--- Start ---

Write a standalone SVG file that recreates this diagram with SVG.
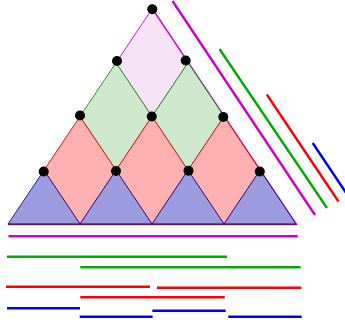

--- End ---
--- Start ---

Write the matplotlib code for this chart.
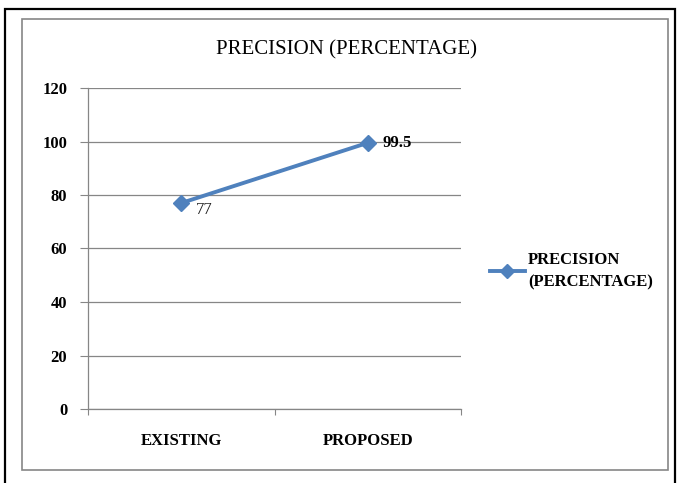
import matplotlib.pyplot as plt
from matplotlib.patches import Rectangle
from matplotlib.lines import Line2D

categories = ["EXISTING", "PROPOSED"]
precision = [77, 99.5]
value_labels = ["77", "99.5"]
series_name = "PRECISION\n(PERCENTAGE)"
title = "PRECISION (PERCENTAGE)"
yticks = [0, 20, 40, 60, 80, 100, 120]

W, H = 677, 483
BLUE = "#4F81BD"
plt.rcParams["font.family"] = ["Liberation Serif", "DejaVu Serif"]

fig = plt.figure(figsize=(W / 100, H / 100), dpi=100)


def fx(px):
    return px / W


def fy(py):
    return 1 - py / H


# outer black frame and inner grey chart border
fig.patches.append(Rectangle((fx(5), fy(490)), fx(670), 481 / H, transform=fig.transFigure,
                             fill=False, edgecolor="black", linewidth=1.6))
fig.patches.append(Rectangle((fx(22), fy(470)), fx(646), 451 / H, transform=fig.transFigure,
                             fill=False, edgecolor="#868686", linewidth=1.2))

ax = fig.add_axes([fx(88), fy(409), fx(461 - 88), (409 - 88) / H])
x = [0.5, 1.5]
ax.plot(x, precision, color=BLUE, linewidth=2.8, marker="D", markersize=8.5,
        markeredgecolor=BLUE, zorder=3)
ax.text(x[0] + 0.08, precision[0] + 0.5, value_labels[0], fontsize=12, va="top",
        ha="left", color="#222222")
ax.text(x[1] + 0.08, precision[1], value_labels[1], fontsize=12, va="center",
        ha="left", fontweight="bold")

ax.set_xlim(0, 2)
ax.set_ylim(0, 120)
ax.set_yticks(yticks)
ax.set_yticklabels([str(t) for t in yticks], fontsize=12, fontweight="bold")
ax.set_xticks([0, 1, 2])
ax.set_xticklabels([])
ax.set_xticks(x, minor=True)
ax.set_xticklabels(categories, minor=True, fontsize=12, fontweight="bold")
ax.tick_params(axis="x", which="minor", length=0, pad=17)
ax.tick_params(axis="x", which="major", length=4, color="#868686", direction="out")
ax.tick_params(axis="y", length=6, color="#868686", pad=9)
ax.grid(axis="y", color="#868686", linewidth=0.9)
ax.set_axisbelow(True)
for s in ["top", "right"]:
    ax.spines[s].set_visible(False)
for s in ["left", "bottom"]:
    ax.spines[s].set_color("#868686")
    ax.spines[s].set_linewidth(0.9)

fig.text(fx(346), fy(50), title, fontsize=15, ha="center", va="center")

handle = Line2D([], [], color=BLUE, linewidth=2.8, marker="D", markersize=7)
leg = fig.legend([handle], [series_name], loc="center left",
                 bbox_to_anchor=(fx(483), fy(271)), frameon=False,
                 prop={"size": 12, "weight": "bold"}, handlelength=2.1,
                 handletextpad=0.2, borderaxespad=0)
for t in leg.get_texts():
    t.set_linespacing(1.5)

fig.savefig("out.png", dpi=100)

--- End ---

__TASK DETAILS__
Word for word, repeat the lines above from the one with "Write the matplotlib code for this chart." through the one with "return 1 - py / H", and nothing beyond them. Omit the pictures.

__TASK RESULT__
Write the matplotlib code for this chart.
import matplotlib.pyplot as plt
from matplotlib.patches import Rectangle
from matplotlib.lines import Line2D

categories = ["EXISTING", "PROPOSED"]
precision = [77, 99.5]
value_labels = ["77", "99.5"]
series_name = "PRECISION\n(PERCENTAGE)"
title = "PRECISION (PERCENTAGE)"
yticks = [0, 20, 40, 60, 80, 100, 120]

W, H = 677, 483
BLUE = "#4F81BD"
plt.rcParams["font.family"] = ["Liberation Serif", "DejaVu Serif"]

fig = plt.figure(figsize=(W / 100, H / 100), dpi=100)


def fx(px):
    return px / W


def fy(py):
    return 1 - py / H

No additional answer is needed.